Ce projet s’inscrit aussi dans une visée de transformation de la société. Et notamment dans une conception émancipatrice de l’école, mais aussi du travail. Les élèves de lycée professionnel sont au centre d’un champ de bataille ou s’affrontent les intérêts immédiats du patronat, et les enjeux et défis de la société sur le plan écologique, social et démocratique.

Au lieu d’attaquer la voie professionnelle, l’enseignement professionnel, l’enseignement agricole public, il faut revaloriser cette voie et donc aussi ces métiers et cela passe bien sûr par la rémunération, les conditions de travail, la nature des contrats proposés mais aussi par des diplômes nationaux qui ouvrent la porte à des métiers mais aussi des droits en tant que travailleur.se.s.

Comment un futur salarié peut-il acquérir les compétences nécessaires pour que les forces productives relèvent les défis sociaux et environnementaux de notre temps quand les forces de l’argent s’avèrent incapables de relever ces défis et pire, nous entrainent de crises en crises vers l’abîme ?
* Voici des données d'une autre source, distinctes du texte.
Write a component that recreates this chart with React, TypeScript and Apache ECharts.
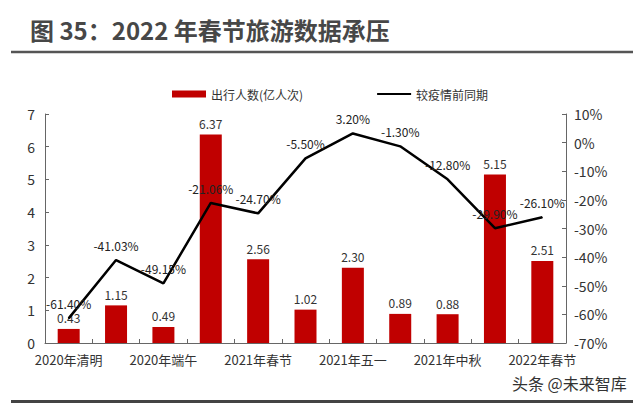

Sans attendre, il y a besoin de redonner des moyens à la voie professionnelle et du temps aux élèves. C’est la raison pour laquelle nous proposons de repasser à l’obtention d’un bac pro en quatre ans au lieu de trois, temps nécessaire pour l’acquisition d’une culture commune en même temps que des compétences professionnelles, ce que n’ont pas les élèves d’enseignement général, pas plus qu’ils n’ont de périodes de stages indispensable pour découvrir petit à petit le monde du travail. Et c’est la raison pour laquelle nous disons que l’Etat doit engager un grand plan de refonte de l’Éducation nationale réunifiée de la maternelle à l’université, dans des établissements publics et laïcs, avec des personnels sous statut de la fonction publique d’Etat, formés et ayant les moyens d’exercer leur métier.
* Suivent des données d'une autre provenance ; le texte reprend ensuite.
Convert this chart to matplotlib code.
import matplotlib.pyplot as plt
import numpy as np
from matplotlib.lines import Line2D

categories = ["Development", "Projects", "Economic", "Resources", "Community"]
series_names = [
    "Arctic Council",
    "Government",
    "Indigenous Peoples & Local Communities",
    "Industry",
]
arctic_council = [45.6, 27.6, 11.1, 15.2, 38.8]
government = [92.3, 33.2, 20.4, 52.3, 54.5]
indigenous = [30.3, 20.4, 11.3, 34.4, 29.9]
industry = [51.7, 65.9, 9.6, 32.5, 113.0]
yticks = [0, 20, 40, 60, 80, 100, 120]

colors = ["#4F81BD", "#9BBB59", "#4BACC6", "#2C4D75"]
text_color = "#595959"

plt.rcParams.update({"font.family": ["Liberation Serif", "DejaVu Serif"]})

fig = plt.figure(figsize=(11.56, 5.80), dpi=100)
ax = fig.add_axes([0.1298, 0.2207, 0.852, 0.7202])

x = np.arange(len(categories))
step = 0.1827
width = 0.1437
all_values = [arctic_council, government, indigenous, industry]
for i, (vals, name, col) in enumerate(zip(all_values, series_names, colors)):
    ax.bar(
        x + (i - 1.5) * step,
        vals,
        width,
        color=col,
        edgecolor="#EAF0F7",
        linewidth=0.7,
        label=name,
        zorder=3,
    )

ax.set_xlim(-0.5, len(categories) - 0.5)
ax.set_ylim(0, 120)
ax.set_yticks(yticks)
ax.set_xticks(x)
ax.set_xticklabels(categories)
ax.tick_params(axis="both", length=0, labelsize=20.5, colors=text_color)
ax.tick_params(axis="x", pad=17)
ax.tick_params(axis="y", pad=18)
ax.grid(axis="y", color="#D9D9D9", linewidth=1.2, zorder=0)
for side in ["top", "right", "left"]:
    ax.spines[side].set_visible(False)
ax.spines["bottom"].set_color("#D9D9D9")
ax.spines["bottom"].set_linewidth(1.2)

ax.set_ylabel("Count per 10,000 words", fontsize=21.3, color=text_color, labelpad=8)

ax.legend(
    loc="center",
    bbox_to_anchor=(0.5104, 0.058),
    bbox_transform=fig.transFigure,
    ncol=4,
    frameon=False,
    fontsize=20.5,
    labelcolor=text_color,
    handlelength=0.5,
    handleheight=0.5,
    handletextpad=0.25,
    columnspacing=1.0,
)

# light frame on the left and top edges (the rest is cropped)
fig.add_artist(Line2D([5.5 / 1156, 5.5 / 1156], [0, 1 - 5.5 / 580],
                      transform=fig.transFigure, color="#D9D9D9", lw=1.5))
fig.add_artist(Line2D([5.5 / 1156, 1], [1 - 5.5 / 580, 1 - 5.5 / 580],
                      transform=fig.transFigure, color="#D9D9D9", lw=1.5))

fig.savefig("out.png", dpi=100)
La société se doit d’avoir de l’ambition pour l’enseignement des matière générales mais aussi des matières professionnelles avec dans de nombreux domaines des transformations profondes et des enjeux comme ceux de l’écologie, de la réindustrialisation de notre pays, de nouveaux modes de développement. C’est aussi le cas pour les métiers de l’aide à la personne, de la santé, des services, mais aussi de l’agriculture et de l’agro-alimentaire. Que dire encore des salariés de l’aéronautique, de la filière automobile, de l’énergie, des métiers du bâtiment et de la construction, des métiers de la mer ?

Élever le niveau de connaissance d’une classe d’âge, relever les défis de notre temps par le travail sont deux ambitions intimement liées, tout comme l’ambition, pour y parvenir, de l’éradication du chômage par la construction progressive d’un système de sécurité d’emploi et de formation, et la lutte contre les inégalités sociales de réussite scolaire, qui appellent des ruptures et des transformations profondes de l’école et de notre système de production et d’échange.